* AVAILABLE DATA
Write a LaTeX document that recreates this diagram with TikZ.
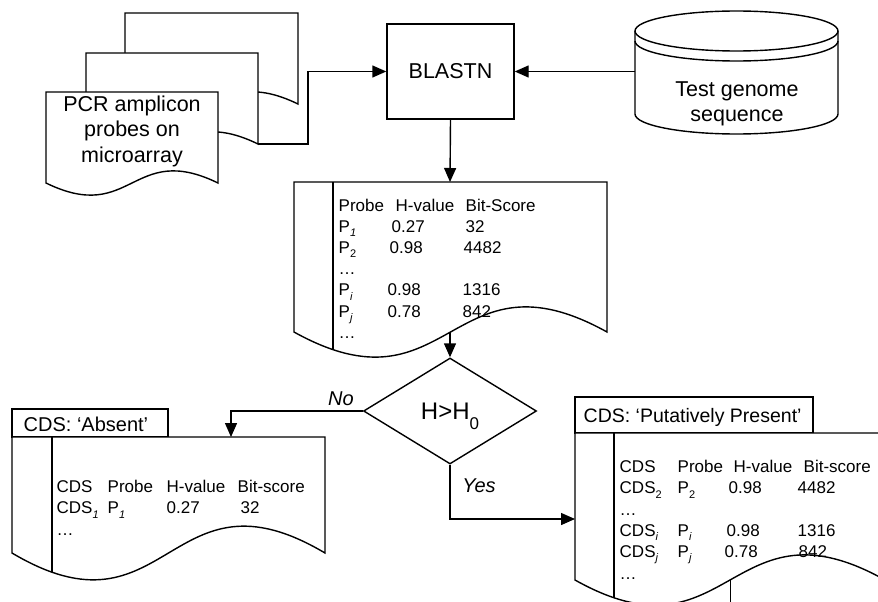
\documentclass[tikz,border=0pt]{standalone}
\usepackage{fontspec}
\setmainfont{Liberation Sans}
\usetikzlibrary{arrows.meta,shapes.geometric}
\newcommand{\mysub}[1]{\raisebox{-4.5pt}{\fontsize{11}{11}\selectfont #1}}
\newcommand{\docpath}[5]{(#1,#4) -- (#1,#2) -- (#3,#2) -- (#3,#4) .. controls ({(#1+#3)/2},{#4-#5}) and ({(#1+#3)/2},{#4+#5}) .. (#1,#4) -- cycle}
\begin{document}
\begin{tikzpicture}[x=1pt,y=-1pt,line width=1.4pt,line join=miter]
\tikzset{
  doc/.style={draw=black,fill=white,line width=1.4pt},
  arr/.style={-{Triangle[length=14pt,width=12pt]},line width=1.4pt},
  bigtxt/.style={inner sep=0pt,font=\fontsize{21.5}{25.5}\selectfont},
  tbl/.style={anchor=base west,inner sep=0pt,font=\fontsize{17}{21.2}\selectfont},
  ttl/.style={anchor=base west,inner sep=0pt,font=\fontsize{20}{24}\selectfont},
  lbl/.style={anchor=base,inner sep=0pt,font=\fontsize{20}{24}\selectfont\itshape}
}
\useasboundingbox (0,0) rectangle (878,602);
\clip (0,0) rectangle (878,602);
\fill[white] (0,0) rectangle (878,602);

% stacked documents
\draw[doc] \docpath{125}{13}{298}{104}{42};
\draw[doc] \docpath{86}{53}{258}{144}{42};
\draw[doc] \docpath{46}{92}{218}{183}{42};
\node[bigtxt,align=center] (pcr) at (132,131) {PCR amplicon\\probes on\\microarray};
\coordinate (stackR) at (258,144);

% BLASTN
\node[draw,fill=white,minimum width=127pt,minimum height=95pt,inner sep=0pt,
      font=\fontsize{21.5}{25.5}\selectfont] (blast) at (450.5,71.5) {BLASTN};

% cylinder
\draw[fill=white] (635,31) -- (635,114)
   arc[start angle=180,end angle=0,x radius=101.5,y radius=20] -- (838,31)
   arc[start angle=0,end angle=-180,x radius=101.5,y radius=20] -- cycle;
\draw (635,31) arc[start angle=180,end angle=0,x radius=101.5,y radius=20];
\draw (635,41) arc[start angle=180,end angle=0,x radius=101.5,y radius=20];
\node[bigtxt,align=center,font=\fontsize{21.5}{24.5}\selectfont] (tgs) at (737,104) {Test genome\\sequence};
\coordinate (cylW) at (635,71.5);

% BLAST result document
\draw[doc] \docpath{294}{182}{607}{332}{87};
\begin{scope}
  \clip \docpath{294}{182}{607}{332}{87};
  \draw (333,182) -- (333,400);
\end{scope}
\node[tbl] (restab) at (338,211) {\begin{tabular}[t]{@{}p{51pt}@{}p{74pt}@{}l@{}}
Probe & \hspace*{6pt}H-value & \hspace*{2pt}Bit-Score\\
P\mysub{\itshape 1} & \hspace*{2pt}0.27 & \hspace*{2pt}32\\
P\mysub{2} & 0.98 & 4482\\
… & & \\
P\mysub{\itshape i} & \hspace*{-2pt}0.98 & \hspace*{-1pt}1316\\
P\mysub{\itshape j} & \hspace*{-2pt}0.78 & \hspace*{-1pt}842\\
… & & \\
\end{tabular}};
\coordinate (resTop) at (450,182);
\coordinate (resBot) at (450,332);

% decision
\node[draw,fill=white,diamond,aspect=1.63,minimum width=173pt,minimum height=106pt,inner sep=0pt,
      text depth=0pt,font=\fontsize{24}{28}\selectfont] (dec) at (450,411)
      {H>H\raisebox{-10pt}{\fontsize{17}{17}\selectfont 0}};

% Absent document
\draw[doc] (12,409) rectangle (168,437);
\node[ttl] (abst) at (23,431.5) {CDS: ‘Absent’};
\draw[doc] \docpath{12}{437}{325}{553}{93};
\begin{scope}
  \clip \docpath{12}{437}{325}{553}{93};
  \draw (52,437) -- (52,620);
\end{scope}
\node[tbl] (abstab) at (56,492.6) {\begin{tabular}[t]{@{}p{51pt}@{}p{59pt}@{}p{71pt}@{}l@{}}
CDS & Probe & H-value & Bit-score\\
CDS\mysub{\itshape 1} & P\mysub{\itshape 1} & 0.27 & \hspace*{3pt}32\\
… & & & \\
\end{tabular}};
\coordinate (absTop) at (231,437);

% Putatively present document
\draw[doc] (575,397) rectangle (813,433);
\node[ttl,font=\fontsize{19.5}{24}\selectfont] (pret) at (583,422.5) {CDS: ‘Putatively Present’};
\draw[doc] \docpath{575}{433}{885}{580}{87};
\begin{scope}
  \clip \docpath{575}{433}{885}{580}{87};
  \draw (614,433) -- (614,640);
\end{scope}
\node[tbl] (pretab) at (619,472.6) {\begin{tabular}[t]{@{}p{58pt}@{}p{50pt}@{}p{70pt}@{}l@{}}
CDS & Probe & \hspace*{6pt}H-value & \hspace*{6pt}Bit-score\\
CDS\mysub{2} & P\mysub{2} & \hspace*{1pt}0.98 & 4482\\
… & & & \\
CDS\mysub{\itshape i} & P\mysub{\itshape i} & \hspace*{-1pt}0.98 & 1316\\
CDS\mysub{\itshape j} & P\mysub{\itshape j} & \hspace*{-3pt}0.78 & \hspace*{1pt}842\\
… & & & \\
\end{tabular}};
\coordinate (preL) at (575,519);
\coordinate (preBot) at (730,580);
\coordinate (preOut) at (730,610);
\draw[line width=1pt] (preBot) -- (preOut);

% connectors
\draw[arr] (stackR) -- ++(50,0) |- (blast.west);
\draw[arr] (cylW) -- (blast.east);
\draw[arr] (blast.south) -- (resTop);
\draw[arr] (resBot) -- (dec.north);
\draw[arr] (dec.west) -| (absTop);
\draw[arr] (dec.south) |- (preL);
\node[lbl] (no) at (341,405) {No};
\node[lbl] (yes) at (479,492) {Yes};
\end{tikzpicture}
\end{document}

* WRITTEN EXERCISE
Copy the data word for word. Pictures do not go in the copy.

* EXPECTED OUTPUT
Write a LaTeX document that recreates this diagram with TikZ.
\documentclass[tikz,border=0pt]{standalone}
\usepackage{fontspec}
\setmainfont{Liberation Sans}
\usetikzlibrary{arrows.meta,shapes.geometric}
\newcommand{\mysub}[1]{\raisebox{-4.5pt}{\fontsize{11}{11}\selectfont #1}}
\newcommand{\docpath}[5]{(#1,#4) -- (#1,#2) -- (#3,#2) -- (#3,#4) .. controls ({(#1+#3)/2},{#4-#5}) and ({(#1+#3)/2},{#4+#5}) .. (#1,#4) -- cycle}
\begin{document}
\begin{tikzpicture}[x=1pt,y=-1pt,line width=1.4pt,line join=miter]
\tikzset{
  doc/.style={draw=black,fill=white,line width=1.4pt},
  arr/.style={-{Triangle[length=14pt,width=12pt]},line width=1.4pt},
  bigtxt/.style={inner sep=0pt,font=\fontsize{21.5}{25.5}\selectfont},
  tbl/.style={anchor=base west,inner sep=0pt,font=\fontsize{17}{21.2}\selectfont},
  ttl/.style={anchor=base west,inner sep=0pt,font=\fontsize{20}{24}\selectfont},
  lbl/.style={anchor=base,inner sep=0pt,font=\fontsize{20}{24}\selectfont\itshape}
}
\useasboundingbox (0,0) rectangle (878,602);
\clip (0,0) rectangle (878,602);
\fill[white] (0,0) rectangle (878,602);

% stacked documents
\draw[doc] \docpath{125}{13}{298}{104}{42};
\draw[doc] \docpath{86}{53}{258}{144}{42};
\draw[doc] \docpath{46}{92}{218}{183}{42};
\node[bigtxt,align=center] (pcr) at (132,131) {PCR amplicon\\probes on\\microarray};
\coordinate (stackR) at (258,144);

% BLASTN
\node[draw,fill=white,minimum width=127pt,minimum height=95pt,inner sep=0pt,
      font=\fontsize{21.5}{25.5}\selectfont] (blast) at (450.5,71.5) {BLASTN};

% cylinder
\draw[fill=white] (635,31) -- (635,114)
   arc[start angle=180,end angle=0,x radius=101.5,y radius=20] -- (838,31)
   arc[start angle=0,end angle=-180,x radius=101.5,y radius=20] -- cycle;
\draw (635,31) arc[start angle=180,end angle=0,x radius=101.5,y radius=20];
\draw (635,41) arc[start angle=180,end angle=0,x radius=101.5,y radius=20];
\node[bigtxt,align=center,font=\fontsize{21.5}{24.5}\selectfont] (tgs) at (737,104) {Test genome\\sequence};
\coordinate (cylW) at (635,71.5);

% BLAST result document
\draw[doc] \docpath{294}{182}{607}{332}{87};
\begin{scope}
  \clip \docpath{294}{182}{607}{332}{87};
  \draw (333,182) -- (333,400);
\end{scope}
\node[tbl] (restab) at (338,211) {\begin{tabular}[t]{@{}p{51pt}@{}p{74pt}@{}l@{}}
Probe & \hspace*{6pt}H-value & \hspace*{2pt}Bit-Score\\
P\mysub{\itshape 1} & \hspace*{2pt}0.27 & \hspace*{2pt}32\\
P\mysub{2} & 0.98 & 4482\\
… & & \\
P\mysub{\itshape i} & \hspace*{-2pt}0.98 & \hspace*{-1pt}1316\\
P\mysub{\itshape j} & \hspace*{-2pt}0.78 & \hspace*{-1pt}842\\
… & & \\
\end{tabular}};
\coordinate (resTop) at (450,182);
\coordinate (resBot) at (450,332);

% decision
\node[draw,fill=white,diamond,aspect=1.63,minimum width=173pt,minimum height=106pt,inner sep=0pt,
      text depth=0pt,font=\fontsize{24}{28}\selectfont] (dec) at (450,411)
      {H>H\raisebox{-10pt}{\fontsize{17}{17}\selectfont 0}};

% Absent document
\draw[doc] (12,409) rectangle (168,437);
\node[ttl] (abst) at (23,431.5) {CDS: ‘Absent’};
\draw[doc] \docpath{12}{437}{325}{553}{93};
\begin{scope}
  \clip \docpath{12}{437}{325}{553}{93};
  \draw (52,437) -- (52,620);
\end{scope}
\node[tbl] (abstab) at (56,492.6) {\begin{tabular}[t]{@{}p{51pt}@{}p{59pt}@{}p{71pt}@{}l@{}}
CDS & Probe & H-value & Bit-score\\
CDS\mysub{\itshape 1} & P\mysub{\itshape 1} & 0.27 & \hspace*{3pt}32\\
… & & & \\
\end{tabular}};
\coordinate (absTop) at (231,437);

% Putatively present document
\draw[doc] (575,397) rectangle (813,433);
\node[ttl,font=\fontsize{19.5}{24}\selectfont] (pret) at (583,422.5) {CDS: ‘Putatively Present’};
\draw[doc] \docpath{575}{433}{885}{580}{87};
\begin{scope}
  \clip \docpath{575}{433}{885}{580}{87};
  \draw (614,433) -- (614,640);
\end{scope}
\node[tbl] (pretab) at (619,472.6) {\begin{tabular}[t]{@{}p{58pt}@{}p{50pt}@{}p{70pt}@{}l@{}}
CDS & Probe & \hspace*{6pt}H-value & \hspace*{6pt}Bit-score\\
CDS\mysub{2} & P\mysub{2} & \hspace*{1pt}0.98 & 4482\\
… & & & \\
CDS\mysub{\itshape i} & P\mysub{\itshape i} & \hspace*{-1pt}0.98 & 1316\\
CDS\mysub{\itshape j} & P\mysub{\itshape j} & \hspace*{-3pt}0.78 & \hspace*{1pt}842\\
… & & & \\
\end{tabular}};
\coordinate (preL) at (575,519);
\coordinate (preBot) at (730,580);
\coordinate (preOut) at (730,610);
\draw[line width=1pt] (preBot) -- (preOut);

% connectors
\draw[arr] (stackR) -- ++(50,0) |- (blast.west);
\draw[arr] (cylW) -- (blast.east);
\draw[arr] (blast.south) -- (resTop);
\draw[arr] (resBot) -- (dec.north);
\draw[arr] (dec.west) -| (absTop);
\draw[arr] (dec.south) |- (preL);
\node[lbl] (no) at (341,405) {No};
\node[lbl] (yes) at (479,492) {Yes};
\end{tikzpicture}
\end{document}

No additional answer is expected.